私たち皆、御父様に祈りましょう。やもめ一人が毎日せがんでも、その願いを聞き入れてもらえるようになったのに、私たち皆が昼夜天の御父様にお願いしたら、きっと聞き入れて下さるでしょう。神様が宇宙の秩序を少し変えられても、私たち子の祈りを聞き入れて下さるでしょう。
恥かしい話ですが私は幼いころからよくだだをこねました。ねだると両親はすべての願いを聞き入れてくれたからです。ゆえに、祈りもこのように「神様これだけは今年中に必ず成し遂げて下さい」とせがむような祈りをよくします。そうすると、まだ早いのにもかかわらず祈りを聞き入れて下さった時が多かったのです。
悪い裁判官がやもめの願いを聞き入れたわけは、やもめが話上手でも人柄が優れていたからでもありません。ただ毎日せがむからでした。
「…あなたがたは悪い者でありながらも、自分の子供には良い物を与えることを知っている。まして天の父は求める者に聖霊を与えてくださる。」 ルカ11:5-13
せがむ子には弱くなるのが親の心です。切に祈る子に天の御父様が聖霊を下さらないでしょうか。熱心に祈って御父様・御母様の大いなる愛の中で御恵みと願いがかないますよう望みます。
小さなことでも、祈って行う習慣を持つようにしましょう。運転する方々はハンドルを取る前に祈って運転し、宣教する方は祈ってから御言葉を伝えてこそもっと恵み深い結果が得られるのです。

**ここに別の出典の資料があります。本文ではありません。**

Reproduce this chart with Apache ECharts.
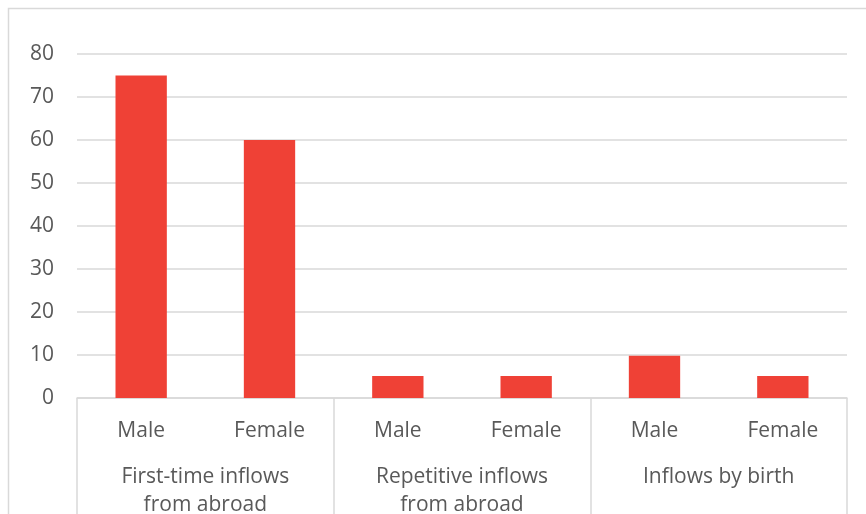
<!DOCTYPE html>
<html>
<head>
<meta charset="utf-8">
<script src="https://cdn.jsdelivr.net/npm/echarts@6/dist/echarts.min.js"></script>
<style>
  html, body { margin: 0; padding: 0; background: #ffffff; }
  #chart { width: 866px; height: 514px; }
</style>
</head>
<body>
<div id="chart"></div>
<script>
// Inflow groups (outer level of the category axis)
const groups = ['First-time inflows\nfrom abroad', 'Repetitive inflows\nfrom abroad', 'Inflows by birth'];
// Inner level: one bar per sex within each group
const categories = ['Male', 'Female', 'Male', 'Female', 'Male', 'Female'];
const values = [75, 60, 5.1, 5.1, 9.8, 5.1];
// Value axis range
const yMin = 0;
const yMax = 80;
const yStep = 10;

const textColor = '#595959';
const lineColor = '#d9d9d9';
const fontFamily = '"Open Sans", "Noto Sans", sans-serif';
const fontSize = 21;

const chart = echarts.init(document.getElementById('chart'), null, { renderer: 'canvas' });

chart.setOption({
  backgroundColor: '#ffffff',
  animation: false,
  textStyle: { fontFamily: fontFamily },
  graphic: [{
    type: 'rect',
    silent: true,
    shape: { x: 8.5, y: 8.5, width: 900, height: 600 },
    style: { fill: 'none', stroke: lineColor, lineWidth: 1.5 }
  }],
  grid: { left: 77, right: 19, top: 54, bottom: 116, containLabel: false, outerBoundsMode: 'none' },
  xAxis: [
    {
      type: 'category',
      data: categories,
      position: 'bottom',
      boundaryGap: true,
      axisLine: { show: true, lineStyle: { color: lineColor, width: 1.5 } },
      axisTick: { show: false },
      splitLine: { show: false },
      axisLabel: {
        color: textColor, fontSize: fontSize, fontFamily: fontFamily,
        margin: 22, lineHeight: 22, interval: 0
      }
    },
    {
      type: 'category',
      data: groups,
      position: 'bottom',
      boundaryGap: true,
      axisLine: { show: false },
      axisTick: { show: true, length: 125, interval: 0, lineStyle: { color: lineColor, width: 1.5 } },
      splitLine: { show: false },
      axisLabel: {
        color: textColor, fontSize: fontSize, fontFamily: fontFamily,
        margin: 65, lineHeight: 28, interval: 0, align: 'center'
      }
    }
  ],
  yAxis: {
    type: 'value',
    min: yMin,
    max: yMax,
    interval: yStep,
    axisLine: { show: false },
    axisTick: { show: false },
    splitLine: { show: true, lineStyle: { color: lineColor, width: 1.5 } },
    axisLabel: { color: textColor, fontSize: fontSize, fontFamily: fontFamily, margin: 23 }
  },
  series: [{
    type: 'bar',
    xAxisIndex: 0,
    data: values,
    barWidth: '40%',
    itemStyle: { color: '#ef4136' },
    emphasis: { disabled: true }
  }]
});
</script>
</body>
</html>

祈ることを知らない人は自分の力に頼って動く人で、祈る人はいつも神様の御力を借りて働く人です。農業が機械化する前は、人がすきで土地を掘り起こしましたが、すでに機械化されたのに、機械を使わないですきで耕そうとしたらいかに手間がかかって苦労することでしょう。機械で一日にできる仕事もすきでは一週間、十日かかるからです。
福音の業を速やかにする秘訣はやはり祈りです。祈りで御父様・御母様の御力と一緖に実行するからです。
初代教会の時、五旬祭の秋の雨である聖霊を通じて福音が力強く伸びて行った業も祈りから始まったのです。当時聖徒は自分の力に頼らずに祈りを通じて神様の御力に頼ったのです。すでに2千年前聖徒が祈りの効果を悟ったのに、今だに悟れなかったらどうしましょう。
ルカによる福音書18章の御言葉を忘れてはいけません。今まで私の願いが成し遂げられなかったのは祈りが足りなかったからです。この事実をもう一度深く考えて熱心に祈って霊的力を積みましょう。不正な裁判官もやもめの要請を受け入れたのに、耳を造られた神様が私たちの祈りをいかに聞き入れられず、目を造られた神様がいかに私たちの難事を素知らぬ顔でおられるでしょうか。皆聞いて見ておられます。
「絶えず祈りなさい」と言われた御父様の御旨どおりに熱心に祈りましょう。特に全世界に福音が宣べ伝えられるように世界福音化のために、皆心を一つにして祈りましょう。まず祈って世界福音のために進み出たら、神様はきっとこの最後の福音の御業を速かに成し遂げて下さいます。失われた兄弟姉妹を皆捜すまで、天の御父様・御母様に常に祈るシオンの家族になりましょう。